Menanggapi pertanyaan media mengenai pernyataan Presiden yang meminta Menko Polhukam melakukan reformasi hukum di bidang peradilan pasca OTT yang melibatkan hakim agung, begini penjelasan saya:
Ya, Presiden sangat prihatin dgn peristiwa OTT oleh KPK yg melibatkan hakim agung Sudrajat Dimyati. Pemerintah sudah berusaha menerobos berbagai blokade di lingkungan pemerintah utk memberantas mafia hukum, tapi sering gembos di pengadilan. Pemerintah sdh bertindak tegas, termasuk mengamputasi bagian tubuhnya sendiri seperti menindak pelaku kasus korupsi Asuransi Jiwasraya, Asabri, Garuda, Satelit Kemhan, Kementerian, dan lain-lain.
Kejaksaan Agung sdh bekerja keras dan berhasil menunjukkan kinerja positifnya. KPK juga berkinerja lumayan. Tetapi kerap kali usaha-usaha yg bagus itu gembos di MA. Ada koruptor yg dibebaskan, ada koruptor yg dikorting hukumannya dgn diskon besar. Kami tidak bisa masuk ke MA karena beda kamar, kami eksekutif sdg mereka yudikatif.
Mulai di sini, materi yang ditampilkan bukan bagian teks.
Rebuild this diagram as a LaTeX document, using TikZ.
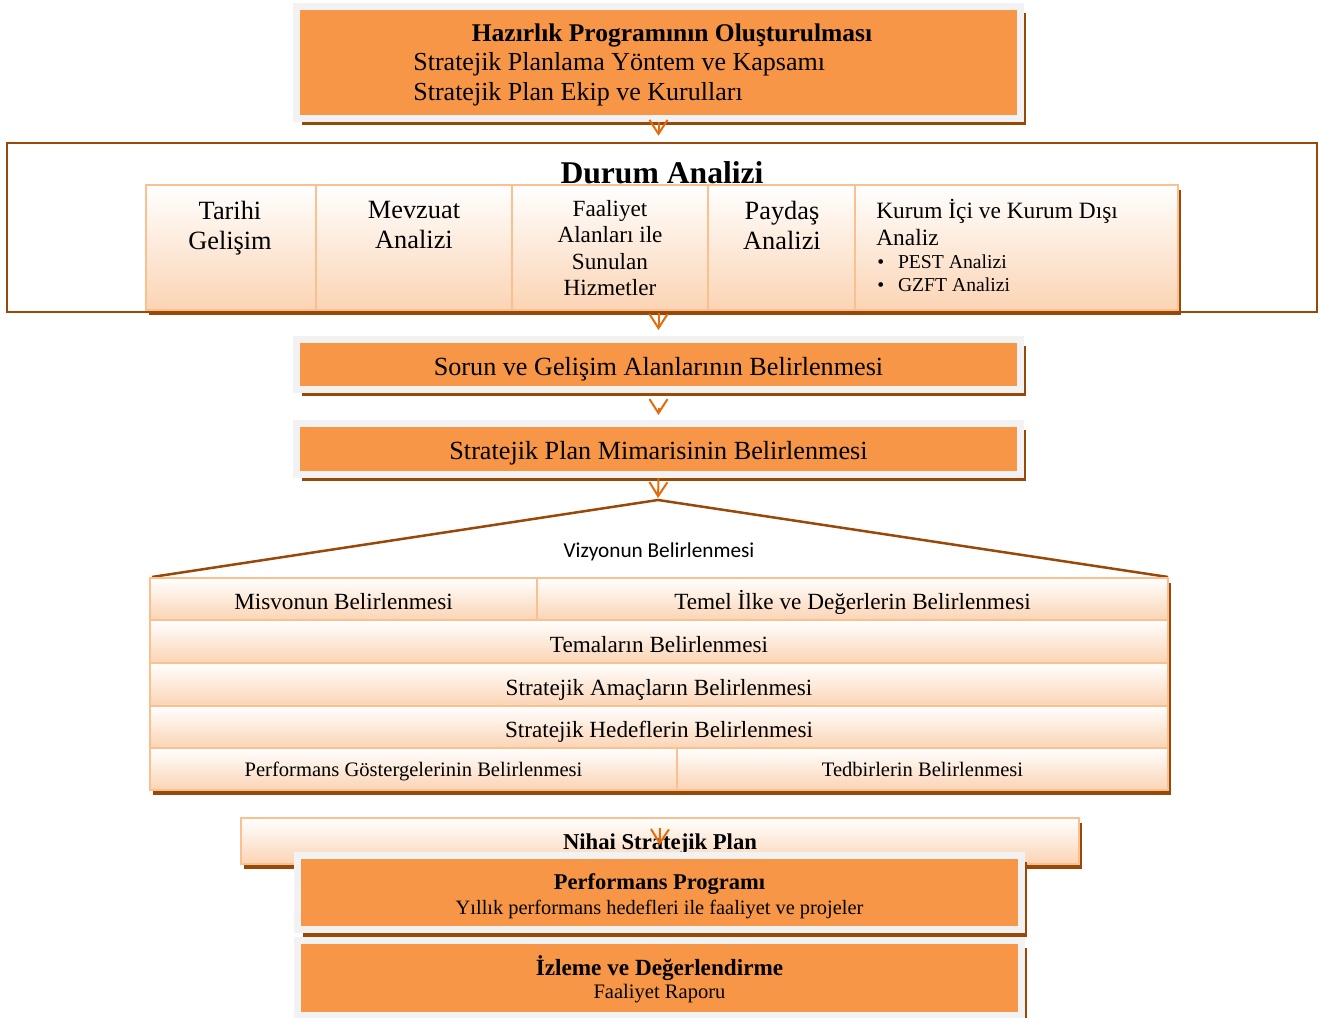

Mereka selalu berdalil bahwa hakim itu merdeka dan tak bisa dicampuri. Eh, tiba2 muncul kasus hakim agung Sudrajat Dimyati dgn modus perampasan aset koperasi melalui pemailitan. Ini industri hukum gila-gilaan yang sudah sering sy peringatkan di berbagai kesempatan.
Maka Presiden meminta saya sebagai Menko Polhukam untuk mencari formula reformasi di bidang hukum peradilan, sesuai dgn instrumen konstitusi dan hukum yang tersedia. Presiden kecewa karena usaha pemberantasan korupsi yang cukup berhasil di lingkungan eksekutif, justeru kerap kali gembos di lembaga yudikatif dgn tameng hakim itu merdeka dan independen.
Saya akan segera berkordinasi untuk merumuskan formula reformasi yang memungkinkan secara konstitusi dan tata hukum kita itu. Presiden sangat serius tentang ini.